Obviously abortion funds have already been doing this; the National Network of Abortion Fund has been filling the huge hole left by the Hyde Amendment and all the other regulations that make it so that poor folks can’t have abortions. The National Network of Abortion Funds has been making this service possible within a really restrictive legislative framework for a really long time. And I think that those organizations are run by people on the ground, and people who we should be looking to and asking for instructions about how we can support, instead of trying to create something new.

… So I think donating to NNAF is great, and interfacing with your local abortion fund, and making yourself available in whatever way that you can be is really the best place to start. And really beginning to ask yourself what you are willing to do, and make yourself able to help.

Tell me a bit about the design of the book. I read that you kept it all in color which I’m sure cost a lot extra, but why did keeping the design so accessible and vibrant feel important to you?

I think we (Bonow and Nokes) both want the book to be beautiful and feel really alive. And the portraits of these storytellers were shot — we sent this awesome photographer named Elizabeth Rudge to seven different cities to shoot people in their homes, their lives, and the parks where they hang out. We just wanted it to feel like this is what life is like, and there are totally stories in there that are really sad and heartbreaking.

And at the same time, in aggregate, these stories feel really triumphant and empowered. These people are standing here looking at this camera and smiling. It wouldn’t really have made sense for it to feel dour, you know? Because I don’t think the people in this book feel that way, even if their abortions were difficult for them to process for any number of reasons or the circumstances surrounding them were painful. There’s something really electrifying about — especially in this cultural context — choosing to stand up and really own your life. And I think that we wanted the design to reflect that.

A passage from the book,

Photo: Screenshot From “Shout Your Abortion”

A passage from the book, “Shout Your Abortion.”

Another thing — thinking about the fashion section and stuff, and the other sections that come after the stories — I don’t think the abortion movement has really been great at branding. I’m kind of being tongue-in-cheek, using that word but even just the word, (abortion), there’s so much avoidance of the word. And I think that just making art about abortion and putting that word on a beautiful dress, and wearing that beautiful dress with a bunch of lipstick on — there’s just something really radical about that.
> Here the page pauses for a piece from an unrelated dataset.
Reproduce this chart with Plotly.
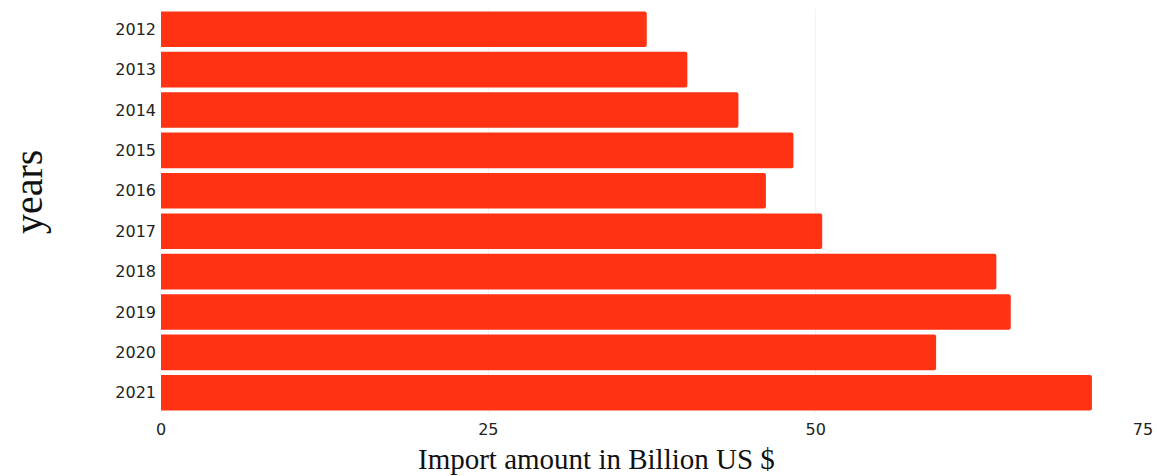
import plotly.graph_objects as go

years = ["2012", "2013", "2014", "2015", "2016", "2017", "2018", "2019", "2020", "2021"]
imports = [37.1, 40.2, 44.1, 48.3, 46.2, 50.5, 63.8, 64.9, 59.2, 71.1]
x_ticks = [0, 25, 50, 75]

L, R, T, B = 161, 14, 9, 63
W, H = 1157, 476
PW, PH = W - L - R, H - T - B

fig = go.Figure(go.Bar(
    x=imports, y=years, orientation="h",
    marker=dict(color="#ff3313", line=dict(width=0)),
))

fig.update_layout(
    width=W, height=H,
    margin=dict(l=L, r=R, t=T, b=B, autoexpand=False),
    paper_bgcolor="white", plot_bgcolor="white",
    bargap=0.12,
    barcornerradius=2,
    showlegend=False,
    xaxis=dict(
        range=[0, 75], tickvals=x_ticks, ticktext=[str(t) for t in x_ticks],
        showgrid=True, gridcolor="#f3f3f3", zeroline=False, automargin=False,
        ticks="outside", ticklen=2, tickcolor="rgba(0,0,0,0)",
        tickfont=dict(family="DejaVu Sans", size=16, color="#222"),
    ),
    yaxis=dict(
        autorange="reversed", showgrid=False, zeroline=False, automargin=False,
        ticklabelstandoff=4,
        tickfont=dict(family="DejaVu Sans", size=16, color="#222"),
    ),
    annotations=[
        dict(text="Import amount in Billion US $", xref="paper", yref="paper",
             x=(596 - L) / PW, y=(H - B - 459) / PH, xanchor="center", yanchor="middle",
             showarrow=False, font=dict(family="Liberation Serif", size=29, color="#111")),
        dict(text="years", xref="paper", yref="paper", textangle=-90,
             x=(29 - L) / PW, y=(H - B - 192) / PH, xanchor="center", yanchor="middle",
             showarrow=False, font=dict(family="Liberation Serif", size=40, color="#111")),
    ],
)

fig.write_html("out.html")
… A lot of the stories, and again this not at all something we editorialized or tried to bring out at all, but so many of their stories end with “And then I didn’t talk about my abortion for a really long time, and then I started to talk about it. And starting to talk about it had this incredible ripple effect in the rest of my life and I started doing advocacy work with my local clinic and now I’m a clinic escort.” Then reaching some point new self-actualization, and giving some of that back to other people. Which is was really a cool thing to see; so many people talk about being compelled to do some sort of activism through supporting them, after they got around to processing their own.